O holy Child of Bethlehem, descend to us, we pray;
Cast out our sin, and enter in, be born in us today.
We hear the Christmas angels the great glad tidings tell;
O come to us, abide with us, our Lord Emmanuel!
Today is Christmas Day, and in Bethlehem the moment has come to push, and so I am vacuuming. When faced with a world in the grip of pain, a creation that is groaning and gasping, contractions that seem to roll and roll and never end, what am I, a harried young mother of three, to do? The way I see it, I have three options. I can do my best to ignore it, to dull the pain with lots of time on Facebook or watching TV or running from playgroup to Bible study to the mall. Or I can allow the pain to cripple me, curl me into a tiny grey ball of depression, huddle me on the couch under a blanket of helplessness and render me completely inactive. Or, I can push. And how can I push? How can I rear back and kick at the darkness? How is it that Christ will be born in me? Some day I may picket or write a series of angry letters. Some day I may chain myself to the door of city hall or camp out with the hippies in the Arbutus grove destined for demolition. There may come a day for grand actions, for defiant gestures. There may come a day for marching, for being thrown in jail, for hoisting a megaphone and screaming the truth as loudly as I can. But today, I will be vacuuming.
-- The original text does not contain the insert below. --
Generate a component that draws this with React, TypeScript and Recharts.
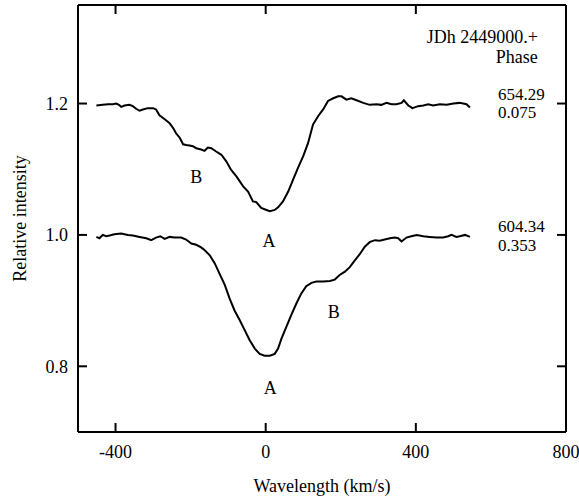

I’m sure that the darkness would be delighted if I allowed my acedia, my own sense of helplessness and frustration, to lull me into inaction and sloth. It is so easy for me to ignore the crumbs on the floor and the dust bunnies under the beds with the convenient and frequent excuse that, “I need to be easy on myself.” But not today. Today, I will push. Today, I can feel strength in my arm muscles as I move this noisy machine over my dirty carpet, taking the time to clean in every corner and lug it up and down the steps. This is not a self-propelled vacuum, so I am pushing hard and with purpose. I am vacuuming because that is what I can do today. Today, I will bring dinner to a tired friend who needs a break. Today, I will take my own canvas bags to the grocery store and today I will not whine about the cost of milk or gas, nor will I fear the price of food. Today, I will close my ears when my culture tells me I have to buy things to be happy. Today, I will play Candy Land with my children. Today, I will not allow the grey skies to weigh down on me, or the endless rain to chill my bones. Today, I will defy the mid-afternoon darkness with a lit candle in my kitchen. Today is Christmas Day in Bethlehem, and today, Jesus is born.
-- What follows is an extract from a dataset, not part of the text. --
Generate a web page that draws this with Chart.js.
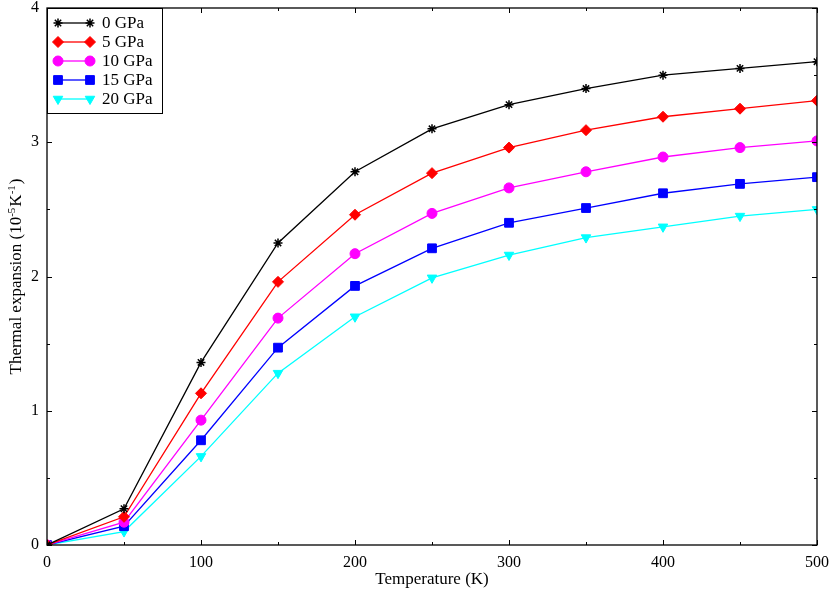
<!DOCTYPE html>
<html>
<head>
    <meta charset="utf-8"/>
    <title>Thermal expansion</title>
    <style>
        body { margin: 0; background: #fff; }
        canvas { display: block; }
    </style>
    <script src="https://cdn.jsdelivr.net/npm/chart.js"></script>
</head>
<body>
    <canvas id="chart" width="830" height="591"></canvas>
    <script>
        // temperatures (K)
        const temps = [0, 50, 100, 150, 200, 250, 300, 350, 400, 450, 500];
        const seriesNames = ['0 GPa', '5 GPa', '10 GPa', '15 GPa', '20 GPa'];
        const p0 = [0, 0.27, 1.36, 2.25, 2.78, 3.10, 3.28, 3.40, 3.50, 3.55, 3.60];
        const p5 = [0, 0.21, 1.13, 1.96, 2.46, 2.77, 2.96, 3.09, 3.19, 3.25, 3.31];
        const p10 = [0, 0.17, 0.93, 1.69, 2.17, 2.47, 2.66, 2.78, 2.89, 2.96, 3.01];
        const p15 = [0, 0.14, 0.78, 1.47, 1.93, 2.21, 2.40, 2.51, 2.62, 2.69, 2.74];
        const p20 = [0, 0.10, 0.66, 1.28, 1.70, 1.99, 2.16, 2.29, 2.37, 2.45, 2.50];
        const xTicks = [0, 100, 200, 300, 400, 500];
        const yTicks = [0, 1, 2, 3, 4];

        const colors = ['#000000', '#ff0000', '#ff00ff', '#0000ff', '#00ffff'];
        const markers = ['star', 'rectRot', 'circle', 'rect', 'triangle'];
        const markerSize = [4.5, 5.5, 5, 6.2, 5.5];
        const markerRot = [0, 0, 0, 0, 180];
        const values = [p0, p5, p10, p15, p20];

        const FONT = '"Liberation Serif", "Times New Roman", serif';

        const datasets = values.map((v, i) => ({
            label: seriesNames[i],
            data: v.map((y, j) => ({ x: temps[j], y: y })),
            borderColor: colors[i],
            backgroundColor: colors[i],
            borderWidth: 1.3,
            pointStyle: markers[i],
            pointRadius: markerSize[i],
            pointRotation: markerRot[i],
            pointBorderWidth: i === 0 ? 1.5 : 1,
            tension: 0
        }));

        // inward ticks, box, axis titles and legend, drawn like the original figure
        const framePlugin = {
            id: 'frame',
            afterDatasetsDraw(chart) {
                const ctx = chart.ctx;
                const a = chart.chartArea;
                const xs = chart.scales.x, ys = chart.scales.y;
                ctx.save();
                ctx.strokeStyle = '#000';
                ctx.lineWidth = 1;
                ctx.beginPath();
                for (let t = 0; t <= 500; t += 50) {
                    const px = Math.round(xs.getPixelForValue(t)) + 0.5;
                    const len = t % 100 === 0 ? 5 : 3;
                    ctx.moveTo(px, a.bottom); ctx.lineTo(px, a.bottom - len);
                    ctx.moveTo(px, a.top); ctx.lineTo(px, a.top + len);
                }
                for (let t = 0; t <= 4; t += 0.5) {
                    const py = Math.round(ys.getPixelForValue(t)) + 0.5;
                    const len = t % 1 === 0 ? 5 : 3;
                    ctx.moveTo(a.left, py); ctx.lineTo(a.left + len, py);
                    ctx.moveTo(a.right, py); ctx.lineTo(a.right - len, py);
                }
                ctx.stroke();
                ctx.lineWidth = 1.3;
                ctx.strokeRect(a.left, a.top, a.right - a.left, a.bottom - a.top);

                // x title
                ctx.fillStyle = '#000';
                ctx.font = '17px ' + FONT;
                ctx.textAlign = 'center';
                ctx.textBaseline = 'middle';
                ctx.fillText('Temperature (K)', (a.left + a.right) / 2, 580);

                // y title with superscripts
                const parts = [
                    ['Thermal expansion (10', false], ['-5', true], ['K', false], ['-1', true], [')', false]
                ];
                const big = '17px ' + FONT, small = '11px ' + FONT;
                let total = 0;
                parts.forEach(p => { ctx.font = p[1] ? small : big; total += ctx.measureText(p[0]).width + (p[1] ? 1 : 0); });
                ctx.save();
                ctx.translate(16, (a.top + a.bottom) / 2);
                ctx.rotate(-Math.PI / 2);
                ctx.textAlign = 'left';
                ctx.textBaseline = 'alphabetic';
                let cx = -total / 2;
                parts.forEach(p => {
                    ctx.font = p[1] ? small : big;
                    ctx.fillText(p[0], cx, p[1] ? -1 : 5);
                    cx += ctx.measureText(p[0]).width + (p[1] ? 1 : 0);
                });
                ctx.restore();

                // legend box
                const lx = a.left, ly = a.top, lw = 115, lh = 105;
                ctx.fillStyle = '#fff';
                ctx.fillRect(lx, ly, lw, lh);
                ctx.strokeStyle = '#000';
                ctx.lineWidth = 1;
                ctx.strokeRect(lx + 0.5, ly + 0.5, lw, lh);
                ctx.font = '17px ' + FONT;
                ctx.textAlign = 'left';
                ctx.textBaseline = 'middle';
                chart.data.datasets.forEach((ds, i) => {
                    const y = ly + 15 + i * 19;
                    const x1 = lx + 11, x2 = lx + 43;
                    ctx.strokeStyle = ds.borderColor;
                    ctx.lineWidth = 1.3;
                    ctx.beginPath();
                    ctx.moveTo(x1, y); ctx.lineTo(x2, y);
                    ctx.stroke();
                    [x1, x2].forEach(px => {
                        ctx.fillStyle = ds.backgroundColor;
                        ctx.lineWidth = ds.pointBorderWidth;
                        Chart.helpers.drawPoint(ctx, {
                            pointStyle: ds.pointStyle,
                            radius: ds.pointRadius,
                            rotation: ds.pointRotation,
                            borderWidth: ds.pointBorderWidth
                        }, px, y);
                    });
                    ctx.fillStyle = '#000';
                    ctx.fillText(ds.label, lx + 55, y + 1);
                });
                ctx.restore();
            }
        };

        new Chart(document.getElementById('chart'), {
            type: 'line',
            data: { datasets: datasets },
            options: {
                responsive: false,
                animation: false,
                layout: { padding: { top: 8, right: 13, left: 0, bottom: 0 } },
                plugins: {
                    legend: { display: false },
                    tooltip: { enabled: false }
                },
                scales: {
                    x: {
                        type: 'linear',
                        min: 0,
                        max: 500,
                        afterBuildTicks: s => { s.ticks = xTicks.map(v => ({ value: v })); },
                        afterFit: s => { s.height = 46; s.paddingLeft = 0; s.paddingRight = 0; },
                        grid: { display: false, drawTicks: false },
                        border: { display: false },
                        ticks: { color: '#000', font: { family: FONT, size: 16 }, padding: 8, maxRotation: 0 }
                    },
                    y: {
                        type: 'linear',
                        min: 0,
                        max: 4,
                        afterBuildTicks: s => { s.ticks = yTicks.map(v => ({ value: v })); },
                        afterFit: s => { s.width = 47; s.paddingTop = 0; s.paddingBottom = 0; },
                        grid: { display: false, drawTicks: false },
                        border: { display: false },
                        ticks: { color: '#000', font: { family: FONT, size: 16 }, padding: 8 }
                    }
                }
            },
            plugins: [framePlugin]
        });
    </script>
</body>
</html>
Today, my clean house has nothing to do with my Dutch Reformed Protestant work ethic, or perfectionism, or guilt. Today, I am cleaning my home for everyone in my city who has to sleep on the streets tonight. Today, I will choose to be patient with my children, not because I want to be the perfect mother, or win my children’s favor, but on behalf of all the children whose parents have ripped and torn them apart. Today, I will ignore the easy convenience of McDonald’s and serve my family homemade food, not out of snobbery or elitism, but for all of the people of the world whose water is poisoned and whose food is scarce. Today, I will choose to carry my orange peels to the compost bin and my scrap paper to the recycling box, bypassing the more available garbage can, not out of some misplaced reverence for Mother Earth or vague notion about saving the planet, but because I can hear the groaning of Creation. Today, I will believe that death does not have the final word, not out of simplistic naiveté or blind conformity, but because of grace that gives me the courage to hope. Today, I will sing for the widower who finds his voice has died along with his wife. Today, I will walk for the woman whose crippled body is bound to a wheelchair. Today, I will push as hard as I can for all of those people whose will to push has been drained nearly dry.
Today is Christmas Day in Bethlehem. And today, through my simple acts of obedience, Jesus is born.